Wednesday, July 16, 2014

SEBI Order in the Satyam Case

Facts and Sanctions

Yesterday, more than five years after the Satyam ex-chairman’s much talked about revelations, SEBI passed an order in the case against five individuals, being the ex-chairman, ex-managing director, ex-Chief Financial Officer, ex-Vice President Finance and ex-Head (Internal Audit). In the 65-page order, SEBI considers the various acts of these individuals in detail that include reporting fictitious bank accounts, fictitious invoicing and other matters that resulted in a misrepresentation of the financial position of the company to its investors.

The SEBI order itself is steeped quite heavily on the facts, which are only too well known given the extensive coverage the case have received through media reports and other commentaries. SEBI’s findings are summarized as follows:

132. … From the material available on record, I find that the noticees individually as well as acting in concert falsified the books of account and mis-stated the financials of Satyam Computers and thus portrayed a false picture of its published quarterly / annual results. They also provided false CEO/CFO certification, made various announcements and issued advertisements/ press releases on the basis of falsified and mis-stated financial position of the company. The notices also indulged in insider trading on the basis of unpublished price sensitive information (UPSI).

The order finds violations of the provisions of the SEBI Act as well as two different sets of regulations, being the SEBI (Prohibition of Fraudulent and Unfair Trade Practices Relating to the Securities Market) Regulations, 2003 (the PFUTP Regulations) and the SEBI (Prohibition of Insider Trading) Regulations, 1992 (the PIT Regulations). On the PFUTP Regulations, it was found as follows:

135. It goes without saying that the financial position and networth of a listed company have direct bearing on its share price and trading behaviour of investors in its scrip, apart from impacting the reputation of the company. Thus, they have potential to influence investment decisions of the investors in the scrip of the company. Considering the facts and circumstances described in the [show cause notices], I am of the view that by creating and certifying the false and overstated financial results over the years as true and fair, the noticees have misled the investors of Satyam Computers. The acts and omissions of the noticees as found in this case were, in my view, clearly a device, scheme and artifice employed by the noticees to defraud in connection with dealing in securities of Satyam Computers and fall in the ambit of prohibited activities under section 12A(a) (b) (c) of the SEBI Act and regulation 3(b)(c) and (d) and regulation 4(1) and 4(2),(a),(e),(f),(k), and (r) of the PFUTP Regulations.
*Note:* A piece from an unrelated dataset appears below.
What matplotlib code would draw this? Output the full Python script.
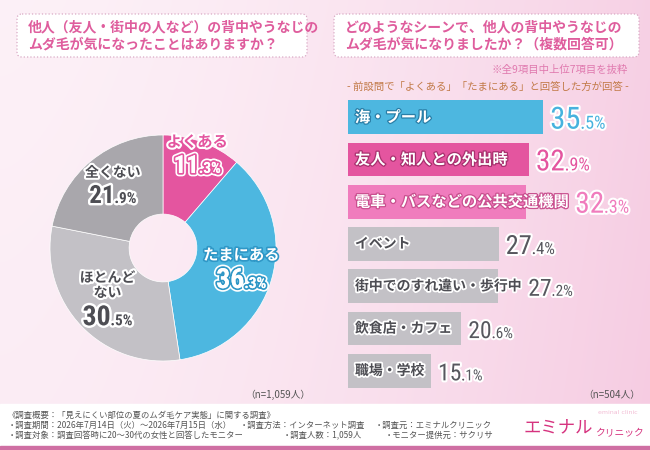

Similarly, a case of insider trading was found because the concerned ex-officials of Satyam Computers had traded in the company’s stocks while they were in possession of the information that the accounts of the company did not represent its true financial position.

SEBI’s sanctions carry two components. First, these individuals are restrained from accessing the capital markets for a period of 14 years. Second, they are required to disgorge the wrongful gains made by them to the extent of nearly Rs. 1,850 crores (Rs. 18.5 billion) with interest @ 12% per annum from January 7, 2009 till the date of payment.
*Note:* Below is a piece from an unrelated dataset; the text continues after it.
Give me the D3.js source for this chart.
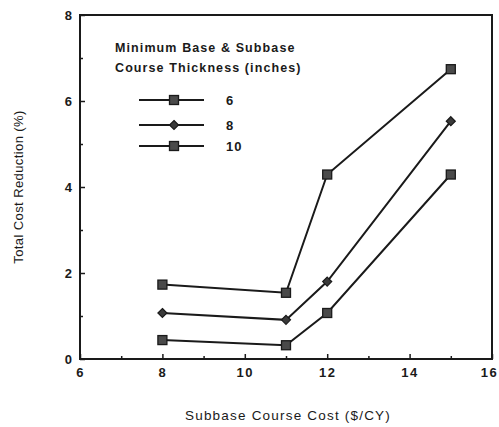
<!DOCTYPE html>
<html><head><meta charset="utf-8">
<script src="https://cdn.jsdelivr.net/npm/d3@7"></script>
<style>
html,body{margin:0;padding:0;background:#fff;}
svg{display:block;}
text{font-family:"Liberation Sans",Arial,Helvetica,sans-serif;fill:#1a1a1a;}
</style></head>
<body>
<svg id="c" width="499" height="427"></svg>
<script>
const costs = [8, 11, 12, 15];
const series6 = [1.73, 1.54, 4.29, 6.74];
const series8 = [1.07, 0.91, 1.8, 5.53];
const series10 = [0.44, 0.32, 1.07, 4.29];
const seriesNames = ["6", "8", "10"];
const seriesMarkers = ["square", "diamond", "square"];
const xTicks = [6, 8, 10, 12, 14, 16];
const yTicks = [0, 2, 4, 6, 8];
const xMinor = [7, 9, 11, 13, 15];
const yMinor = [1, 3, 5, 7];
const xTitle = "Subbase Course Cost ($/CY)";
const yTitle = "Total Cost Reduction (%)";
const legendTitle = ["Minimum Base & Subbase", "Course Thickness (inches)"];

const svg = d3.select("#c");
const L = 80, R = 492, T = 15, B = 359;
const x = d3.scaleLinear().domain([6, 16]).range([L, R]);
const y = d3.scaleLinear().domain([0, 8]).range([B, T]);
const ink = "#1a1a1a";

// frame
svg.append("rect").attr("x", L).attr("y", T).attr("width", R - L).attr("height", B - T)
  .attr("fill", "none").attr("stroke", ink).attr("stroke-width", 2);

// x axis ticks (inward)
const xa = svg.append("g").attr("transform", `translate(0,${B})`)
  .call(d3.axisBottom(x).tickValues(xTicks).tickSize(-5).tickPadding(9).tickFormat(d3.format("d")));
xa.select(".domain").remove();
xa.selectAll(".tick line").attr("stroke", ink).attr("stroke-width", 1.5);
xa.selectAll(".tick text").attr("font-size", 13).attr("font-weight", "bold").attr("letter-spacing", "1.5px")
  .attr("fill", ink).attr("font-family", "Liberation Sans, Arial, sans-serif")
  .attr("dx", d => d === 16 ? -3 : 0);
svg.append("g").attr("transform", `translate(0,${B})`)
  .call(d3.axisBottom(x).tickValues(xMinor).tickSize(-3).tickFormat(""))
  .call(g => g.select(".domain").remove())
  .selectAll(".tick line").attr("stroke", ink).attr("stroke-width", 1.5);

// y axis ticks (inward)
const ya = svg.append("g").attr("transform", `translate(${L},0)`)
  .call(d3.axisLeft(y).tickValues(yTicks).tickSize(-5).tickPadding(8).tickFormat(d3.format("d")));
ya.select(".domain").remove();
ya.selectAll(".tick line").attr("stroke", ink).attr("stroke-width", 1.5);
ya.selectAll(".tick text").attr("font-size", 13).attr("font-weight", "bold").attr("fill", ink).attr("font-family", "Liberation Sans, Arial, sans-serif");
svg.append("g").attr("transform", `translate(${L},0)`)
  .call(d3.axisLeft(y).tickValues(yMinor).tickSize(-3).tickFormat(""))
  .call(g => g.select(".domain").remove())
  .selectAll(".tick line").attr("stroke", ink).attr("stroke-width", 1.5);

// titles
svg.append("text").attr("x", 288).attr("y", 420).attr("text-anchor", "middle")
  .attr("font-size", 13.5).attr("letter-spacing", "1.2px").text(xTitle);
svg.append("text").attr("transform", "translate(23,187) rotate(-90)").attr("text-anchor", "middle")
  .attr("font-size", 13).attr("letter-spacing", "0.4px").text(yTitle);

// lines
const allSeries = [series6, series8, series10];
const line = d3.line().x((d, i) => x(costs[i])).y(d => y(d));
function marker(g, type, cx, cy) {
  if (type === "square") {
    g.append("rect").attr("x", cx - 4.5).attr("y", cy - 4.5).attr("width", 9).attr("height", 9)
      .attr("fill", "#4a4a4a").attr("stroke", ink).attr("stroke-width", 1.3);
  } else {
    const s = 4.5;
    g.append("path").attr("d", `M${cx},${cy - s}L${cx + s},${cy}L${cx},${cy + s}L${cx - s},${cy}Z`)
      .attr("fill", "#3a3a3a").attr("stroke", ink).attr("stroke-width", 1.2);
  }
}
allSeries.forEach((vals, si) => {
  const g = svg.append("g");
  g.append("path").datum(vals).attr("d", line).attr("fill", "none").attr("stroke", ink).attr("stroke-width", 2);
  vals.forEach((v, i) => marker(g, seriesMarkers[si], x(costs[i]), y(v)));
});

// legend
legendTitle.forEach((t, i) => {
  svg.append("text").attr("x", 115).attr("y", 52 + i * 20).attr("font-size", 12.5)
    .attr("font-weight", "bold").attr("letter-spacing", "1.1px").attr("fill", "#222").text(t);
});
const legY = [100, 125, 146];
seriesNames.forEach((n, i) => {
  const g = svg.append("g");
  g.append("line").attr("x1", 139).attr("x2", 204).attr("y1", legY[i]).attr("y2", legY[i])
    .attr("stroke", ink).attr("stroke-width", 2);
  marker(g, seriesMarkers[i], 174, legY[i]);
  svg.append("text").attr("x", 226).attr("y", legY[i] + 5).attr("font-size", 13)
    .attr("font-weight", "bold").attr("letter-spacing", "1px").text(n);
});
</script>
</body></html>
The first question that arises from this order: is it too little, too late? Considering the fraud of such magnitude that shook the entire country, it appears inadequate that the regulatory process took five long years to reach some level of fruition. Swift action would have sent a clearer message regarding the intentions of the regulator. It is understandable that SEBI had to delay matters given the lack of cooperation from the parties involved. They used the fact of the ongoing criminal trial as an excuse to prolong SEBI’s regulatory process. SEBI’s concern for natural justice ended up providing greater leverage in terms of time to the parties. The order at this stage may do very little in terms of either reparation to the investors or deterrent to the errant parties, who may simply shrug their shoulders at the order. The remedy of disgorgement of profits may also not be of much avail if there are no assets remaining with the parties in order to meaningfully execute the order. The risk is that the order for disgorgement may remain on paper without much bite.
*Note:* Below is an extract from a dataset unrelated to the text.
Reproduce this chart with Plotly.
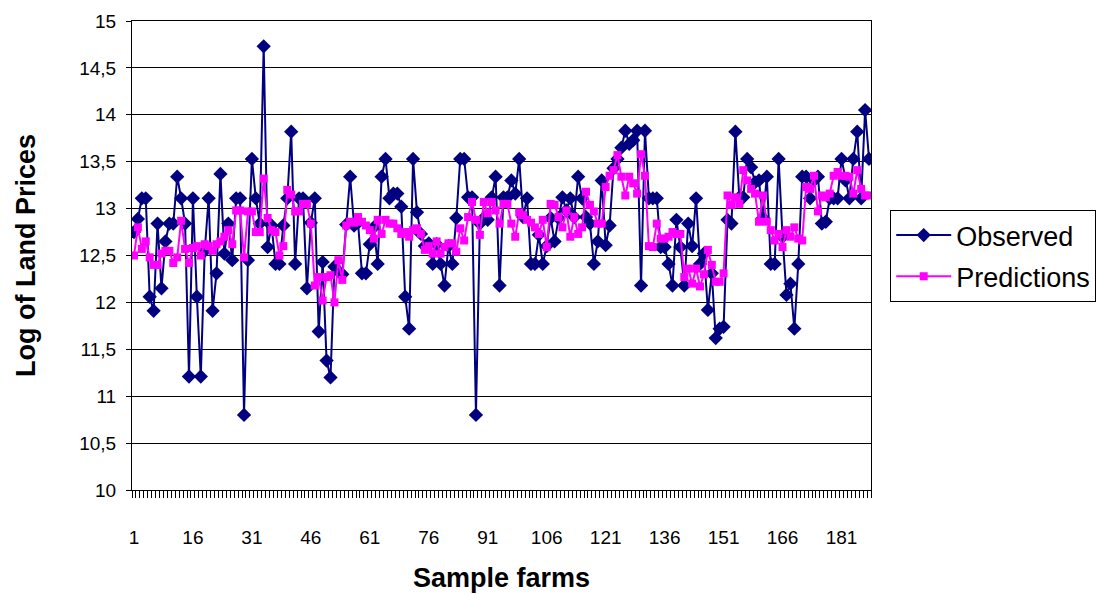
import plotly.graph_objects as go

# Sample farm index (1..188)
farms = list(range(1, 189))

# Observed log land prices
observed = [
    12.75, 12.89, 13.11, 13.11, 12.06, 11.91, 12.84, 12.15, 12.65, 12.84,
    12.84, 13.34, 13.11, 12.84, 11.21, 13.11, 12.06, 11.21, 12.55, 13.11,
    11.91, 12.31, 13.37, 12.52, 12.84, 12.45, 13.11, 13.11, 10.80, 12.45,
    13.53, 13.11, 12.84, 14.73, 12.59, 12.82, 12.41, 12.41, 12.82, 13.11,
    13.82, 12.41, 13.11, 13.11, 12.15, 12.85, 13.11, 11.69, 12.43, 11.38,
    11.20, 12.38, 12.33, 12.30, 12.83, 13.34, 12.82, 12.85, 12.31, 12.31,
    12.62, 12.80, 12.41, 13.34, 13.53, 13.11, 13.16, 13.16, 13.02, 12.06,
    11.72, 13.53, 12.96, 12.73, 12.60, 12.63, 12.41, 12.62, 12.41, 12.18,
    12.60, 12.41, 12.90, 13.53, 13.53, 13.12, 13.12, 10.80, 12.84, 12.90,
    12.88, 13.12, 13.34, 12.18, 13.12, 13.12, 13.30, 13.16, 13.53, 12.91,
    13.11, 12.41, 12.41, 12.72, 12.41, 12.60, 12.90, 12.65, 12.90, 13.12,
    12.98, 13.11, 12.91, 13.34, 13.11, 12.91, 12.84, 12.41, 12.65, 13.30,
    12.61, 12.82, 13.43, 13.53, 13.65, 13.83, 13.69, 13.73, 13.83, 12.18,
    13.83, 13.11, 13.11, 13.11, 12.59, 12.59, 12.41, 12.18, 12.88, 12.59,
    12.18, 12.84, 12.60, 13.11, 12.41, 12.52, 11.92, 12.31, 11.62, 11.72,
    11.74, 12.88, 12.84, 13.82, 13.12, 13.12, 13.53, 13.44, 13.28, 13.30,
    12.90, 13.34, 12.41, 12.41, 13.53, 12.70, 12.08, 12.20, 11.72, 12.41,
    13.34, 13.34, 13.11, 13.30, 13.34, 12.84, 12.86, 13.11, 13.11, 13.11,
    13.53, 13.30, 13.11, 13.53, 13.82, 13.11, 14.05, 13.53,
]

# Model predictions
predictions = [
    12.50, 12.80, 12.57, 12.65, 12.48, 12.40, 12.40, 12.52, 12.55, 12.55,
    12.42, 12.48, 12.87, 12.57, 12.42, 12.58, 12.60, 12.50, 12.62, 12.60,
    12.55, 12.62, 12.65, 12.70, 12.77, 12.62, 12.98, 12.98, 12.48, 12.97,
    12.97, 12.75, 12.75, 13.32, 12.90, 12.77, 12.75, 12.50, 12.60, 13.20,
    13.15, 12.97, 12.97, 13.05, 13.05, 12.84, 12.18, 12.27, 12.02, 12.27,
    12.29, 12.00, 12.45, 12.24, 12.82, 12.86, 12.85, 12.91, 12.86, 12.82,
    12.77, 12.68, 12.88, 12.73, 12.88, 12.84, 12.84, 12.79, 12.73, 12.75,
    12.70, 12.77, 12.79, 12.73, 12.56, 12.60, 12.52, 12.65, 12.52, 12.59,
    12.63, 12.63, 12.54, 12.79, 12.66, 12.91, 13.07, 12.88, 12.72, 13.07,
    12.95, 13.07, 12.98, 12.84, 13.05, 13.05, 12.84, 12.70, 12.96, 12.93,
    12.88, 12.85, 12.80, 12.73, 12.88, 12.59, 13.05, 13.04, 12.91, 12.80,
    12.98, 12.70, 12.91, 12.73, 12.80, 13.18, 13.04, 12.97, 12.84, 12.84,
    13.23, 13.35, 13.41, 13.57, 13.34, 13.14, 13.34, 13.27, 13.16, 13.58,
    13.35, 12.60, 12.59, 12.84, 12.68, 12.68, 12.70, 12.75, 12.73, 12.73,
    12.27, 12.36, 12.20, 12.36, 12.17, 12.30, 12.56, 12.40, 12.22, 12.22,
    12.31, 13.14, 13.04, 13.12, 13.05, 13.41, 13.30, 13.21, 13.16, 12.86,
    13.14, 12.86, 12.77, 12.66, 12.73, 12.59, 12.77, 12.70, 12.80, 12.68,
    12.66, 13.23, 13.21, 13.35, 12.97, 13.14, 13.12, 13.16, 13.35, 13.39,
    13.35, 13.35, 13.34, 13.16, 13.41, 13.21, 13.14, 13.14,
]

# Axis tick values and labels (comma as decimal separator)
x_tick_vals = list(range(1, 189, 15))
y_tick_vals = [10, 10.5, 11, 11.5, 12, 12.5, 13, 13.5, 14, 14.5, 15]
y_tick_text = ["10", "10,5", "11", "11,5", "12", "12,5", "13", "13,5", "14", "14,5", "15"]

FONT = "Arial, 'Liberation Sans', sans-serif"

fig = go.Figure()
fig.add_trace(go.Scatter(
    x=farms, y=observed, name="Observed", mode="lines+markers",
    legendgroup="obs",
    line=dict(color="#000080", width=2),
    marker=dict(symbol="diamond", size=11, color="#000080"),
))
fig.add_trace(go.Scatter(
    x=farms, y=predictions, name="Predictions", mode="lines+markers",
    legendgroup="pred",
    line=dict(color="#FF00FF", width=2),
    marker=dict(symbol="square", size=8, color="#FF00FF"),
))

fig.update_layout(
    width=1098, height=594,
    margin=dict(l=132, r=227, t=21, b=104, autoexpand=False),
    paper_bgcolor="white", plot_bgcolor="white",
    font=dict(family=FONT, size=19, color="black"),
    legend=dict(
        x=1.026, y=0.597, xanchor="left", yanchor="top",
        bordercolor="black", borderwidth=1,
        font=dict(size=27, family=FONT),
        tracegroupgap=3, itemwidth=55,
    ),
)

fig.update_xaxes(
    range=[0.5, 188.5], automargin=False,
    tickmode="array", tickvals=x_tick_vals,
    ticks="", ticklabelstandoff=30,
    showgrid=False, zeroline=False,
    showline=True, linecolor="black", linewidth=1, mirror=True,
    minor=dict(ticks="outside", ticklen=7, tickcolor="black", tick0=0.5, dtick=1, showgrid=False),
    title=dict(text="<b>Sample farms</b>", font=dict(size=27, family=FONT), standoff=21),
)
fig.update_yaxes(
    range=[10, 15], automargin=False,
    tickmode="array", tickvals=y_tick_vals, ticktext=y_tick_text,
    ticks="outside", ticklen=5, tickcolor="black", ticklabelstandoff=6,
    showgrid=True, gridcolor="black", gridwidth=1,
    zeroline=False,
    showline=True, linecolor="black", linewidth=1, mirror=True,
    title=dict(text="<b>Log of Land Prices</b>", font=dict(size=27, family=FONT), standoff=35),
)

fig.write_html("out.html")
This order also speaks to the types of actions that might have an impact on cases of this kind. The first is a criminal action, which in this case is expected to see the light of day sometime in the near future. The criminal court is expected to deliver its verdict. The second is a regulator order of the kind SEBI has just passed, which imposes sanctions but is not penal in nature. The third is a civil action by affected parties (such as a class action), which is initiated with a view to compensate the victims. In the Indian context, it is clear that parties fear criminal actions more than any other, as witnessed in the present case too where the parties were busy defending themselves in that action and effectively paid short shrift to SEBI’s investigation. What receives least impetus is private shareholder action, which is evident in the Satyam Computers’ case as not a single shareholder in India has received any compensation from a court of law, although US investors have received settlement amounts from both the company as well as its auditors. All of these raise questions regarding the satisfactory nature of India’s legal regime to deal with corporate frauds of this kind.

As for the future, some of the lessons from the Satyam scenario have been incorporated into the corporate and securities law reforms such as the Companies Act, 2013 and the revised clause 49 of the listing agreement. While those would certainly result in a different outcome, it is not clear how superior they are in comparison with the erstwhile regime under which the Satyam case is being tried.